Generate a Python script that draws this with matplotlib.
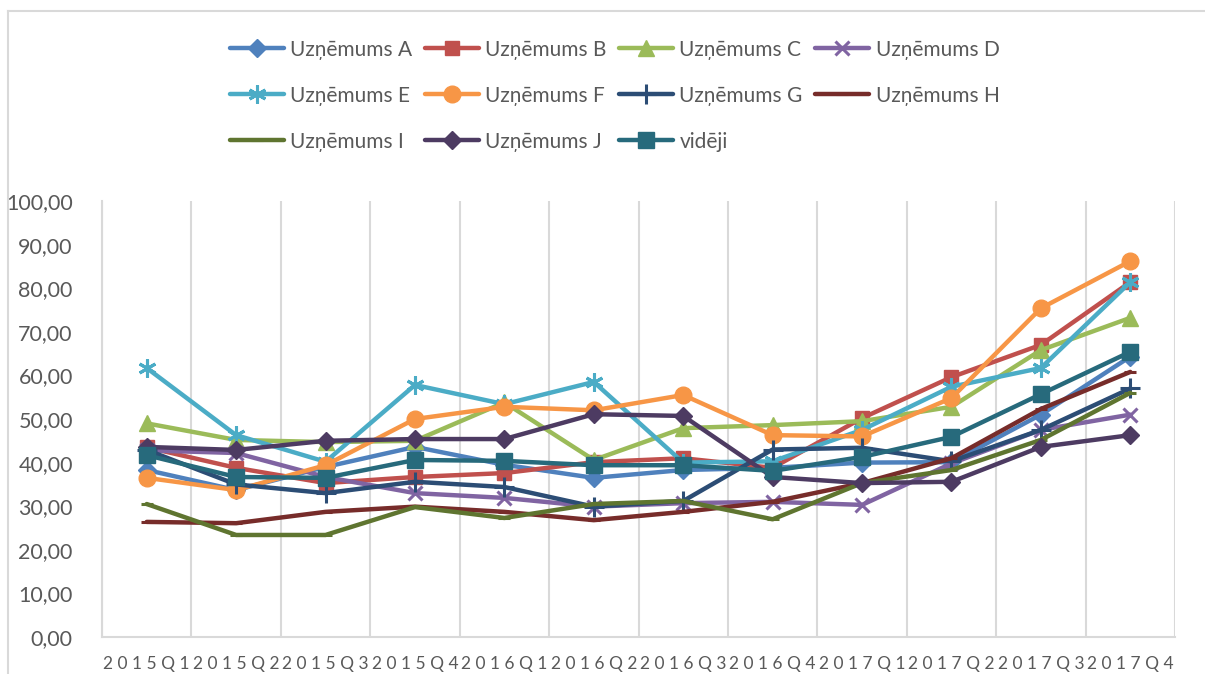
import matplotlib
matplotlib.use("Agg")
import matplotlib.pyplot as plt
from matplotlib.lines import Line2D
from matplotlib.ticker import FixedLocator, FuncFormatter

plt.rcParams['font.family'] = ['Lato', 'DejaVu Sans']

# ceturkšņi
quarters = ['2015Q1', '2015Q2', '2015Q3', '2015Q4',
            '2016Q1', '2016Q2', '2016Q3', '2016Q4',
            '2017Q1', '2017Q2', '2017Q3', '2017Q4']

# vērtības pa uzņēmumiem (nolasītas no attēla)
uzn_a = [38.3, 33.7, 39.0, 43.6, 39.5, 36.5, 38.3, 38.8, 40.0, 40.1, 51.0, 64.3]
uzn_b = [43.5, 38.8, 35.3, 36.7, 37.6, 40.1, 41.0, 38.8, 50.2, 59.6, 67.0, 81.4]
uzn_c = [49.0, 45.2, 44.7, 45.0, 53.8, 40.6, 47.9, 48.6, 49.5, 52.8, 65.8, 73.2]
uzn_d = [42.8, 42.2, 36.7, 33.0, 31.9, 29.9, 30.7, 31.0, 30.3, 39.8, 47.5, 51.0]
uzn_e = [61.7, 46.3, 40.2, 57.8, 53.4, 58.5, 40.0, 40.3, 47.5, 57.4, 61.7, 81.4]
uzn_f = [36.5, 33.7, 39.4, 50.0, 52.8, 52.0, 55.5, 46.3, 46.0, 54.8, 75.4, 86.2]
uzn_g = [42.9, 35.0, 33.0, 35.6, 34.4, 29.9, 31.2, 43.0, 43.4, 40.3, 47.5, 57.0]
uzn_h = [26.4, 26.1, 28.7, 29.9, 28.7, 26.8, 28.7, 31.0, 35.3, 41.0, 52.3, 60.8]
uzn_i = [30.5, 23.4, 23.4, 29.8, 27.3, 30.5, 31.2, 27.0, 35.3, 38.3, 45.2, 56.0]
uzn_j = [43.6, 42.9, 45.0, 45.4, 45.4, 51.1, 50.7, 36.7, 35.3, 35.6, 43.6, 46.3]
videji = [41.7, 36.7, 36.5, 40.6, 40.4, 39.4, 39.4, 38.1, 41.3, 45.9, 55.7, 65.4]

names = ['Uzņēmums A', 'Uzņēmums B', 'Uzņēmums C', 'Uzņēmums D',
         'Uzņēmums E', 'Uzņēmums F', 'Uzņēmums G', 'Uzņēmums H',
         'Uzņēmums I', 'Uzņēmums J', 'vidēji']
series = [uzn_a, uzn_b, uzn_c, uzn_d, uzn_e, uzn_f, uzn_g, uzn_h, uzn_i, uzn_j, videji]

# Excel 2010 krāsas un marķieri
colors = ['#4F81BD', '#C0504D', '#9BBB59', '#8064A2', '#4BACC6', '#F79646',
          '#2C4D75', '#772C2A', '#5F7530', '#4D3B62', '#276A7C']
markers = ['D', 's', '^', 'x', (6, 2, 0), 'o', '+', '_', '_', 'D', 's']
msizes = [9, 10, 11, 10, 13, 12, 14, 9, 9, 9, 11]

fig = plt.figure(figsize=(12.05, 6.74), dpi=100)
ax = fig.add_axes([102 / 1205, 1 - 637 / 674, 1073 / 1205, 436 / 674])

x = list(range(len(quarters)))
handles = []
for vals, name, c, m, ms in zip(series, names, colors, markers, msizes):
    mew = 2.2 if m in ('x', '+', '_') or isinstance(m, tuple) else 1
    h, = ax.plot(x, vals, color=c, lw=3.2, marker=m, markersize=ms,
                 markeredgewidth=mew, markerfacecolor=c, markeredgecolor=c,
                 solid_joinstyle='round', solid_capstyle='round', label=name)
    handles.append(h)

ax.set_xlim(-0.5, len(quarters) - 0.5)
ax.set_ylim(0, 100)
ax.set_yticks(range(0, 101, 10))
ax.yaxis.set_major_formatter(FuncFormatter(lambda v, p: f'{v:.2f}'.replace('.', ',')))
ax.set_xticks(x)
ax.set_xticklabels([' '.join(q) for q in quarters])
ax.xaxis.set_minor_locator(FixedLocator([k - 0.5 for k in range(len(quarters) + 1)]))
ax.grid(True, which='minor', axis='x', color='#D9D9D9', lw=1.5)
ax.tick_params(axis='both', which='both', length=0, colors='#595959')
ax.tick_params(axis='y', labelsize=15.5, pad=21)
ax.tick_params(axis='x', labelsize=12.5, pad=14)
for s in ['top', 'right']:
    ax.spines[s].set_visible(False)
for s in ['left', 'bottom']:
    ax.spines[s].set_color('#D9D9D9')
    ax.spines[s].set_linewidth(1.5)

# leģenda: rindās pa 4
order = [0, 4, 8, 1, 5, 9, 2, 6, 10, 3, 7]
leg = fig.legend([handles[i] for i in order], [names[i] for i in order],
                 loc='upper center', bbox_to_anchor=(0.51, 0.969), ncol=4,
                 frameon=False, fontsize=15, handlelength=2.6, handletextpad=0.3,
                 columnspacing=0.6, labelspacing=1.25, labelcolor='#595959')

# diagrammas rāmis
fig.add_artist(Line2D([8 / 1205, 8 / 1205], [0, 1 - 11 / 674], color='#D9D9D9', lw=1.5))
fig.add_artist(Line2D([8 / 1205, 1], [1 - 11 / 674, 1 - 11 / 674], color='#D9D9D9', lw=1.5))

fig.savefig('out.png', dpi=100)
**********
Instructions for the task -
Pull out and copy each line containing the string "matplotlib".

Completed exercise -
Generate a Python script that draws this with matplotlib.
import matplotlib
matplotlib.use("Agg")
import matplotlib.pyplot as plt
from matplotlib.lines import Line2D
from matplotlib.ticker import FixedLocator, FuncFormatter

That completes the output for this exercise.